Rows from a dataset of charts and code
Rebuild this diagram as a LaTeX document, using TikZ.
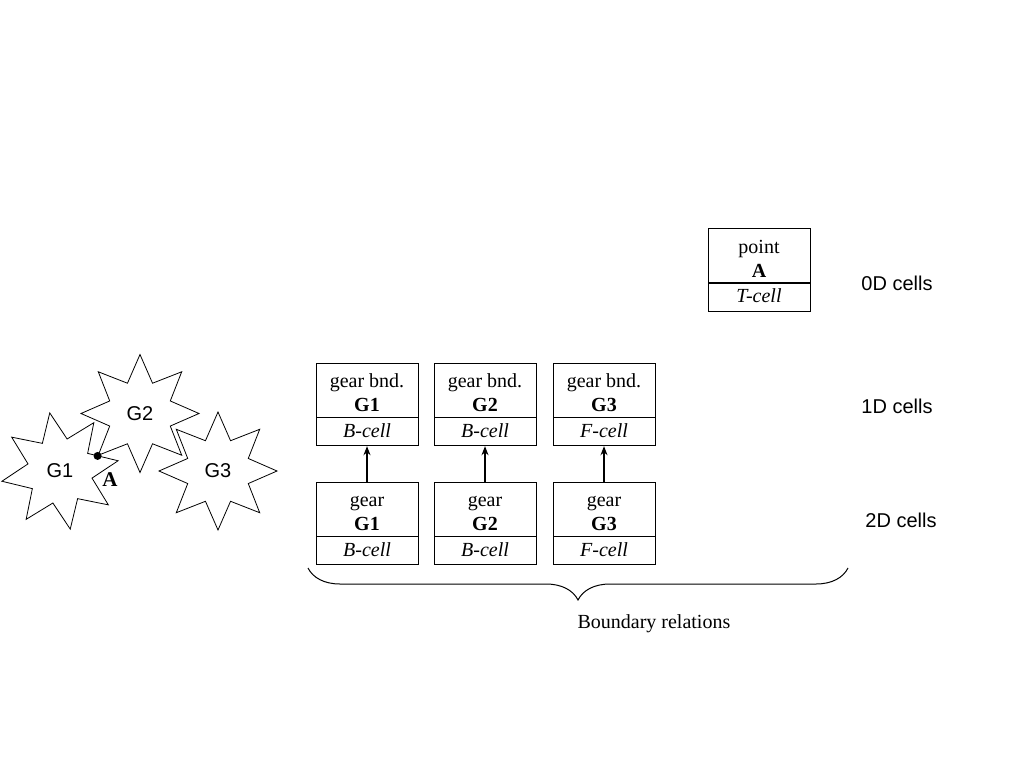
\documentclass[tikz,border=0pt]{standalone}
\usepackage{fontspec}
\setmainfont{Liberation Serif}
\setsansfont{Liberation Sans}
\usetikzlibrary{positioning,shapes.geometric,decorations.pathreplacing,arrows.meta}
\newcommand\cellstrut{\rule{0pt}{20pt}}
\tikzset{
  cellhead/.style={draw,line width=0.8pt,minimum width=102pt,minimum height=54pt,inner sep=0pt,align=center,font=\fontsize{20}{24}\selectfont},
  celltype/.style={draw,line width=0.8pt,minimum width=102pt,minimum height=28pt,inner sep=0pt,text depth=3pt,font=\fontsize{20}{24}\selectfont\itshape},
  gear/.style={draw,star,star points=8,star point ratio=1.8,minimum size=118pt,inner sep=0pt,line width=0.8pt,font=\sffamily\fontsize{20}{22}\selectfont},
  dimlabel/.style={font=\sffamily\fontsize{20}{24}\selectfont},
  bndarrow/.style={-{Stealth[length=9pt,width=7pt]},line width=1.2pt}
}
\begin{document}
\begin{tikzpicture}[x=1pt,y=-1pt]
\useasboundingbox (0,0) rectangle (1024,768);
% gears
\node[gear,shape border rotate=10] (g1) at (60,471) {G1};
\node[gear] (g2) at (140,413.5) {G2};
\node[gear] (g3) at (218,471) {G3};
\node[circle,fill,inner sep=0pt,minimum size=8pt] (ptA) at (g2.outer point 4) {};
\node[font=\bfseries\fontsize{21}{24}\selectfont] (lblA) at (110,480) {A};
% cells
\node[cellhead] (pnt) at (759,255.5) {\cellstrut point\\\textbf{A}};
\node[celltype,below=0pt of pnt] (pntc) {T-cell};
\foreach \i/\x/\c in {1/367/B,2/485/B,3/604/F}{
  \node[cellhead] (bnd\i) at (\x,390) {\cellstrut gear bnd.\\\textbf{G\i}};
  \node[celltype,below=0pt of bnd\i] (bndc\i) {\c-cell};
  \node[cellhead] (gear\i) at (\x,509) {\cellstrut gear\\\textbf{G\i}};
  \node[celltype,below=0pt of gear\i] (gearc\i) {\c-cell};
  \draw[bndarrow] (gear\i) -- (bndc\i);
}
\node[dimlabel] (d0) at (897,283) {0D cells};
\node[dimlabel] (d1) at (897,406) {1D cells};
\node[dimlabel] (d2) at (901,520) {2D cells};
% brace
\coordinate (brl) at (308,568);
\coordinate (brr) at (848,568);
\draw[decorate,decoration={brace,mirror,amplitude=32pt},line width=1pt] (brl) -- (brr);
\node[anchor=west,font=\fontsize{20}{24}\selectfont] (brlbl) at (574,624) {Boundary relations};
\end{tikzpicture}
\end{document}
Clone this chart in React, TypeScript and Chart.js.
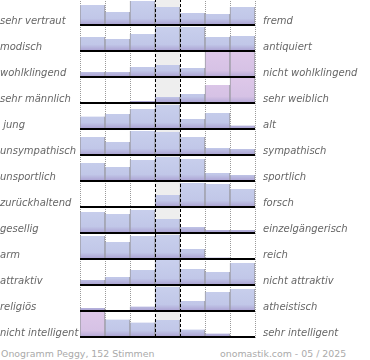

_What to do_.
Make a word-for-word copy of the entries, without any pictures.

_Reply to the exercise_.
Rebuild this diagram as a LaTeX document, using TikZ.
\documentclass[tikz,border=0pt]{standalone}
\usepackage{fontspec}
\setmainfont{Liberation Serif}
\setsansfont{Liberation Sans}
\usetikzlibrary{positioning,shapes.geometric,decorations.pathreplacing,arrows.meta}
\newcommand\cellstrut{\rule{0pt}{20pt}}
\tikzset{
  cellhead/.style={draw,line width=0.8pt,minimum width=102pt,minimum height=54pt,inner sep=0pt,align=center,font=\fontsize{20}{24}\selectfont},
  celltype/.style={draw,line width=0.8pt,minimum width=102pt,minimum height=28pt,inner sep=0pt,text depth=3pt,font=\fontsize{20}{24}\selectfont\itshape},
  gear/.style={draw,star,star points=8,star point ratio=1.8,minimum size=118pt,inner sep=0pt,line width=0.8pt,font=\sffamily\fontsize{20}{22}\selectfont},
  dimlabel/.style={font=\sffamily\fontsize{20}{24}\selectfont},
  bndarrow/.style={-{Stealth[length=9pt,width=7pt]},line width=1.2pt}
}
\begin{document}
\begin{tikzpicture}[x=1pt,y=-1pt]
\useasboundingbox (0,0) rectangle (1024,768);
% gears
\node[gear,shape border rotate=10] (g1) at (60,471) {G1};
\node[gear] (g2) at (140,413.5) {G2};
\node[gear] (g3) at (218,471) {G3};
\node[circle,fill,inner sep=0pt,minimum size=8pt] (ptA) at (g2.outer point 4) {};
\node[font=\bfseries\fontsize{21}{24}\selectfont] (lblA) at (110,480) {A};
% cells
\node[cellhead] (pnt) at (759,255.5) {\cellstrut point\\\textbf{A}};
\node[celltype,below=0pt of pnt] (pntc) {T-cell};
\foreach \i/\x/\c in {1/367/B,2/485/B,3/604/F}{
  \node[cellhead] (bnd\i) at (\x,390) {\cellstrut gear bnd.\\\textbf{G\i}};
  \node[celltype,below=0pt of bnd\i] (bndc\i) {\c-cell};
  \node[cellhead] (gear\i) at (\x,509) {\cellstrut gear\\\textbf{G\i}};
  \node[celltype,below=0pt of gear\i] (gearc\i) {\c-cell};
  \draw[bndarrow] (gear\i) -- (bndc\i);
}
\node[dimlabel] (d0) at (897,283) {0D cells};
\node[dimlabel] (d1) at (897,406) {1D cells};
\node[dimlabel] (d2) at (901,520) {2D cells};
% brace
\coordinate (brl) at (308,568);
\coordinate (brr) at (848,568);
\draw[decorate,decoration={brace,mirror,amplitude=32pt},line width=1pt] (brl) -- (brr);
\node[anchor=west,font=\fontsize{20}{24}\selectfont] (brlbl) at (574,624) {Boundary relations};
\end{tikzpicture}
\end{document}
Clone this chart in React, TypeScript and Chart.js.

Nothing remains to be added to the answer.